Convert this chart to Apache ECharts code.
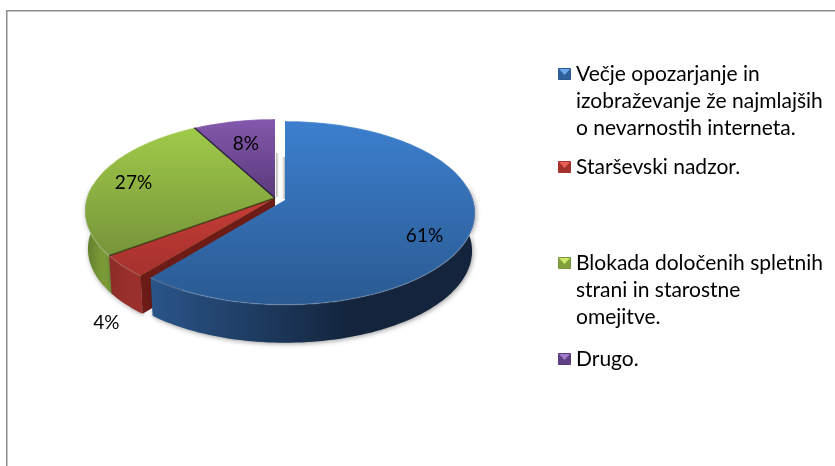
<!DOCTYPE html>
<html>
<head>
<meta charset="utf-8">
<style>
  html, body { margin: 0; padding: 0; background: #fff; }
  #main { width: 835px; height: 466px; }
</style>
<script src="https://cdn.jsdelivr.net/npm/echarts@6/dist/echarts.min.js"></script>
</head>
<body>
<div id="main"></div>
<script>
// ------------------------------  data ---------------------------
const categories = [
  'Večje opozarjanje in\nizobraževanje že najmlajših\no nevarnostih interneta.',
  'Starševski nadzor.',
  'Blokada določenih spletnih\nstrani in starostne\nomejitve.',
  'Drugo.'
];
const values = [61, 4, 27, 8];
const percentLabels = ['61%', '4%', '27%', '8%'];

// ------------------------------  look ---------------------------
const topColors = [['#3c7fce', '#2a5a92'], ['#c63c37', '#a5312d'], ['#a0ca49', '#76943a'], ['#8358ac', '#5a3a7c']];
const wallColors = [['#2a5589', '#13243c'], ['#8c2c28', '#9a302b'], ['#5f7c2c', '#7a9a38'], ['#5a3a7c', '#4a2f66']];
const faceColors = [null, '#6c1b17', '#566f29', '#4a2f66'];
const edgeColors = [null, null, 'rgba(40,50,10,0.7)', 'rgba(30,15,50,0.85)'];
const swatchColors = [['#6aa8ea', '#2f6199'], ['#e8605a', '#a5312d'], ['#cce86a', '#82a03e'], ['#a27ccc', '#5f4084']];
const layers = [10, 3, 2, 1];
const apexes = [[285, 200], [275, 198], [275, 198], [275, 198]];
// label spot: fraction of radius along the slice's middle, then a nudge down
const labelSpots = [[0.76, 12], [1.1, 49], [0.79, 0], [0.68, 0]];
const legendRows = [74, 167, 263, 359];

const A = 188, B = 90, P = 0.141, DEPTH = 38, BOTTOM_X = 0.985;
const LABEL_FONT = 'Lato, "Open Sans", sans-serif';

// 透视投影：圆上的点 -> 屏幕偏移
function project(deg, f) {
  const t = deg * Math.PI / 180;
  const u = Math.sin(t) * f, v = -Math.cos(t) * f;
  const w = 1 - P * v;
  return [u / w * A, v / w * B];
}

function vGrad(c) {
  return new echarts.graphic.LinearGradient(0, 0, 0, 1, [{ offset: 0, color: c[0] }, { offset: 1, color: c[1] }]);
}

const total = values.reduce((a, b) => a + b, 0);

function renderSlice(params, api) {
  const i = params.dataIndex;
  const before = values.slice(0, i).reduce((a, b) => a + b, 0);
  const start = before / total * 360;
  const end = start + api.value(0) / total * 360;
  const c = apexes[i];
  const z = layers[i];

  const rim = [];
  for (let d = start; d < end; d += 1.5) rim.push(d);
  rim.push(end);
  const topAt = d => { const p = project(d, 1); return [c[0] + p[0], c[1] + p[1]]; };
  const lowAt = d => { const p = project(d, 1); return [c[0] + p[0] * BOTTOM_X, c[1] + p[1] + DEPTH]; };
  const top = rim.map(topAt);

  const children = [];
  // outer wall, front part only
  const front = rim.filter(d => d > 80 && d < 280);
  if (front.length > 1) {
    children.push({
      type: 'polygon', z2: z,
      shape: { points: front.map(topAt).concat(front.map(lowAt).reverse()) },
      style: {
        fill: new echarts.graphic.LinearGradient(0, 0, 1, 0, [{ offset: 0, color: wallColors[i][0] }, { offset: 0.62, color: wallColors[i][1] }, { offset: 1, color: wallColors[i][1] }]),
        shadowBlur: 5, shadowColor: 'rgba(0,0,0,0.4)', shadowOffsetX: 1, shadowOffsetY: 1
      }
    });
  }
  // 切面（只有朝向观众的才画）
  if (faceColors[i] && start > 180) {
    children.push({
      type: 'polygon', z2: z,
      shape: { points: [[c[0], c[1]], topAt(start), lowAt(start), [c[0], c[1] + DEPTH]] },
      style: { fill: faceColors[i] }
    });
  }
  // top face
  children.push({
    type: 'polygon', z2: z + 1,
    shape: { points: [[c[0], c[1]]].concat(top) },
    style: { fill: vGrad(topColors[i]) }
  });
  // rim highlight
  children.push({
    type: 'polyline', z2: z + 1,
    shape: { points: top },
    style: { fill: null, stroke: 'rgba(255,255,255,0.16)', lineWidth: 1.5 }
  });
  if (edgeColors[i]) {
    children.push({
      type: 'line', z2: z + 2,
      shape: { x1: c[0], y1: c[1], x2: top[0][0], y2: top[0][1] },
      style: { stroke: edgeColors[i], lineWidth: 1.5 }
    });
  }
  // data label
  const spot = project((start + end) / 2, labelSpots[i][0]);
  children.push({
    type: 'text', z2: 20,
    style: {
      x: c[0] + spot[0], y: c[1] + spot[1] + labelSpots[i][1],
      text: percentLabels[i], fill: '#000',
      fontFamily: LABEL_FONT, fontSize: 19,
      textAlign: 'center', textVerticalAlign: 'middle'
    }
  });
  // legend entry
  const row = legendRows[i];
  children.push({
    type: 'rect', z2: 20,
    shape: { x: 558.5, y: row - 5.5, width: 12, height: 11 },
    style: { fill: swatchColors[i][1], stroke: topColors[i][1], lineWidth: 1 }
  });
  children.push({
    type: 'polygon', z2: 21,
    shape: { points: [[559, row - 5], [570, row - 5], [564.5, row + 1]] },
    style: { fill: swatchColors[i][0] }
  });
  children.push({
    type: 'text', z2: 20,
    style: {
      x: 576, y: row - 13.5,
      text: categories[i],
      fill: '#000', fontFamily: LABEL_FONT, fontSize: 21, lineHeight: 27,
      textAlign: 'left', textVerticalAlign: 'top'
    }
  });
  return { type: 'group', children: children };
}

let myChart = echarts.init(document.getElementById('main'));
myChart.setOption({
  animation: false,
  backgroundColor: '#fff',
  graphic: [
    {
      type: 'polyline',
      shape: { points: [[6.75, 466], [6.75, 10.75], [835, 10.75]] },
      style: { fill: null, stroke: '#8c8c8c', lineWidth: 1.5 },
      silent: true
    },
    // 缝隙里的淡阴影
    {
      type: 'rect', silent: true,
      shape: { x: 276, y: 153, width: 3, height: 44 },
      style: { fill: new echarts.graphic.LinearGradient(0, 0, 1, 0, [{ offset: 0, color: '#b5b5b5' }, { offset: 1, color: '#ffffff' }]) }
    },
    {
      type: 'rect', silent: true,
      shape: { x: 282, y: 157, width: 3, height: 42 },
      style: { fill: new echarts.graphic.LinearGradient(0, 0, 1, 0, [{ offset: 0, color: '#ffffff' }, { offset: 1, color: '#b5b5b5' }]) }
    }
  ],
  series: [{
    type: 'custom',
    coordinateSystem: 'none',
    silent: true,
    clip: false,
    data: values.map((v, i) => ({ name: categories[i], value: [v] })),
    renderItem: renderSlice
  }]
});
</script>
</body>
</html>
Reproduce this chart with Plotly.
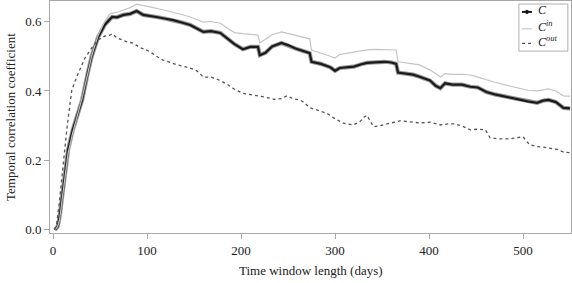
import plotly.graph_objects as go

# --- data ---
days_c = [2, 5, 7, 11, 16, 21, 26, 31, 37, 41, 48, 55, 60, 63, 68, 75, 82, 89, 96, 103, 110,
          120, 128, 137, 146, 153, 160, 168, 178, 186, 193, 202, 210, 218, 220, 226, 233, 243,
          250, 258, 266, 273, 275, 285, 295, 300, 305, 312, 320, 327, 334, 342, 353, 360, 365,
          367, 375, 383, 390, 396, 401, 407, 412, 417, 425, 435, 444, 452, 461, 470, 480, 490,
          497, 505, 515, 521, 527, 535, 543, 550]
c_vals = [0.0, 0.01, 0.037, 0.124, 0.23, 0.288, 0.33, 0.374, 0.452, 0.498, 0.555, 0.59, 0.605,
          0.613, 0.612, 0.619, 0.622, 0.63, 0.619, 0.617, 0.613, 0.608, 0.604, 0.597, 0.59, 0.58,
          0.57, 0.572, 0.567, 0.55, 0.535, 0.52, 0.527, 0.527, 0.503, 0.51, 0.528, 0.538, 0.532,
          0.522, 0.515, 0.509, 0.484, 0.478, 0.468, 0.458, 0.466, 0.467, 0.47, 0.476, 0.481,
          0.482, 0.484, 0.482, 0.478, 0.453, 0.45, 0.447, 0.441, 0.435, 0.43, 0.415, 0.408,
          0.422, 0.418, 0.418, 0.412, 0.41, 0.397, 0.39, 0.384, 0.378, 0.374, 0.37, 0.366,
          0.372, 0.374, 0.368, 0.351, 0.35]

days_in = [2, 5, 7, 11, 16, 21, 26, 31, 37, 41, 48, 55, 60, 63, 70, 75, 82, 89, 96, 103, 110,
           120, 128, 137, 146, 153, 160, 168, 178, 186, 193, 202, 210, 218, 220, 226, 233, 243,
           250, 258, 266, 273, 275, 285, 295, 300, 305, 312, 320, 327, 334, 342, 353, 360, 365,
           367, 375, 383, 390, 396, 401, 407, 412, 417, 425, 435, 444, 452, 461, 470, 480, 490,
           497, 505, 515, 521, 527, 535, 543, 550]
cin_vals = [0.0, 0.01, 0.03, 0.11, 0.22, 0.28, 0.33, 0.38, 0.45, 0.50, 0.56, 0.60, 0.62, 0.624,
            0.628, 0.633, 0.64, 0.65, 0.645, 0.642, 0.638, 0.632, 0.627, 0.62, 0.613, 0.605,
            0.598, 0.6, 0.595, 0.58, 0.568, 0.565, 0.563, 0.561, 0.538, 0.548, 0.562, 0.57,
            0.565, 0.56, 0.555, 0.55, 0.518, 0.51, 0.5, 0.495, 0.505, 0.508, 0.512, 0.516, 0.518,
            0.52, 0.52, 0.52, 0.518, 0.484, 0.482, 0.478, 0.475, 0.468, 0.46, 0.45, 0.44, 0.45,
            0.448, 0.448, 0.446, 0.44, 0.432, 0.425, 0.418, 0.412, 0.406, 0.402, 0.4, 0.404,
            0.406, 0.4, 0.386, 0.385]

days_out = [2, 4, 7, 11, 15, 20, 27, 34, 41, 48, 55, 60, 63, 68, 73, 79, 85, 93, 98, 103, 110,
            117, 125, 132, 140, 146, 153, 160, 168, 178, 186, 193, 202, 210, 219, 226, 235, 243,
            249, 255, 263, 268, 273, 280, 291, 300, 309, 319, 326, 331, 334, 338, 341, 348, 355,
            362, 369, 376, 383, 390, 401, 412, 420, 428, 436, 444, 452, 460, 465, 475, 486, 493,
            500, 507, 515, 522, 529, 536, 543, 550]
cout_vals = [0.0, 0.02, 0.086, 0.2, 0.297, 0.403, 0.452, 0.495, 0.523, 0.547, 0.558, 0.56,
             0.565, 0.553, 0.548, 0.541, 0.538, 0.524, 0.52, 0.513, 0.5, 0.489, 0.482, 0.475,
             0.47, 0.466, 0.458, 0.44, 0.44, 0.43, 0.418, 0.405, 0.393, 0.39, 0.385, 0.382,
             0.376, 0.378, 0.386, 0.378, 0.374, 0.365, 0.352, 0.345, 0.336, 0.32, 0.307, 0.302,
             0.31, 0.325, 0.33, 0.31, 0.297, 0.3, 0.305, 0.31, 0.314, 0.312, 0.31, 0.308, 0.31,
             0.302, 0.305, 0.305, 0.298, 0.288, 0.29, 0.288, 0.265, 0.262, 0.262, 0.266, 0.268,
             0.245, 0.24, 0.238, 0.236, 0.232, 0.224, 0.222]

series_names = ["<i>C</i>", "<i>C<sup>in</sup></i>", "<i>C<sup>out</sup></i>"]
x_ticks = [0, 100, 200, 300, 400, 500]
y_ticks = [0.0, 0.2, 0.4, 0.6]

SERIF = "Liberation Serif"
C_COL, CIN_COL, COUT_COL = "#1a1a1a", "#c4c4c4", "#555555"

fig = go.Figure()
# halo under C to mimic the dense marker outline
fig.add_trace(go.Scatter(x=days_c, y=c_vals, mode="lines",
                         line=dict(color="#9a9a9a", width=4.2), hoverinfo="skip"))
fig.add_trace(go.Scatter(x=days_c, y=c_vals, mode="lines", name=series_names[0],
                         line=dict(color=C_COL, width=2.2)))
fig.add_trace(go.Scatter(x=days_in, y=cin_vals, mode="lines", name=series_names[1],
                         line=dict(color=CIN_COL, width=1.2)))
fig.add_trace(go.Scatter(x=days_out, y=cout_vals, mode="lines", name=series_names[2],
                         line=dict(color=COUT_COL, width=1.3, dash="dot")))

axis_common = dict(showline=True, mirror=True, linecolor="#a8a8a8", linewidth=1,
                   ticks="outside", tickcolor="#a8a8a8", ticklen=5, showgrid=False,
                   zeroline=False, automargin=False,
                   tickfont=dict(family=SERIF, size=13, color="#222"))

# ---- compact legend box (paper coordinates) ----
leg_x0, leg_x1, leg_y0, leg_y1 = 0.900, 0.994, 0.784, 0.987
row_y = [0.953, 0.880, 0.817]
line_x0, line_x1, text_x = 0.906, 0.925, 0.932
shapes = [dict(type="rect", xref="paper", yref="paper", x0=leg_x0, x1=leg_x1,
               y0=leg_y0, y1=leg_y1, line=dict(color="#b0b0b0", width=1),
               fillcolor="white", layer="above")]
styles = [dict(color=C_COL, width=2), dict(color=CIN_COL, width=1.2),
          dict(color=COUT_COL, width=1.2, dash="dot")]
for ry, st in zip(row_y, styles):
    shapes.append(dict(type="line", xref="paper", yref="paper", x0=line_x0, x1=line_x1,
                       y0=ry, y1=ry, line=st, layer="above"))
shapes.append(dict(type="circle", xref="paper", yref="paper",
                   x0=(line_x0 + line_x1) / 2 - 0.003, x1=(line_x0 + line_x1) / 2 + 0.003,
                   y0=row_y[0] - 0.007, y1=row_y[0] + 0.007,
                   line=dict(color=C_COL, width=1), fillcolor=C_COL, layer="above"))

annotations = [
    dict(text="Time window length (days)", xref="paper", yref="paper",
         x=0.5, y=0, yshift=-37, xanchor="center", yanchor="middle", showarrow=False,
         font=dict(family=SERIF, size=13, color="#222")),
    dict(text="Temporal correlation coefficient", xref="paper", yref="paper",
         x=0, y=0.5, xshift=-40, xanchor="center", yanchor="middle", textangle=-90,
         showarrow=False, font=dict(family=SERIF, size=13, color="#222")),
]
for ry, nm in zip(row_y, series_names):
    annotations.append(dict(text=nm, xref="paper", yref="paper", x=text_x, y=ry,
                            yshift=2, xanchor="left", yanchor="middle", showarrow=False,
                            font=dict(family=SERIF, size=12, color="#222")))

fig.update_layout(
    width=572, height=283,
    margin=dict(l=50, r=1, t=1, b=50),
    paper_bgcolor="white", plot_bgcolor="white",
    font=dict(family=SERIF, color="#222"),
    xaxis=dict(range=[-3.2, 551], tickvals=x_ticks, **axis_common),
    yaxis=dict(range=[-0.009, 0.659], tickvals=y_ticks, tickformat=".1f", **axis_common),
    showlegend=False,
    shapes=shapes,
    annotations=annotations,
)

fig.write_html("out.html", config={"displayModeBar": False},
               post_script="document.body.style.margin='0';")
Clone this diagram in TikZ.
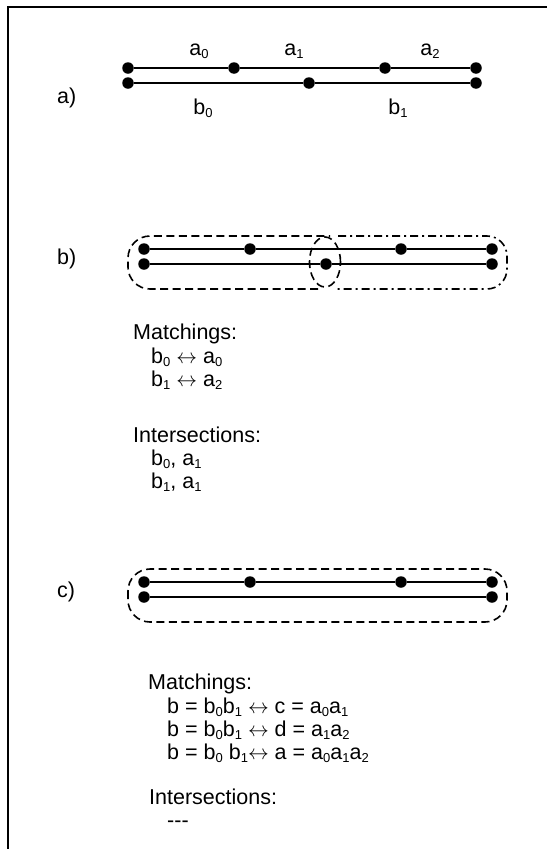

····················

Find each line holding the word "this" and copy it.

Convert this chart to Apache ECharts code.
Reproduce this chart with Plotly.
Clone this diagram in TikZ.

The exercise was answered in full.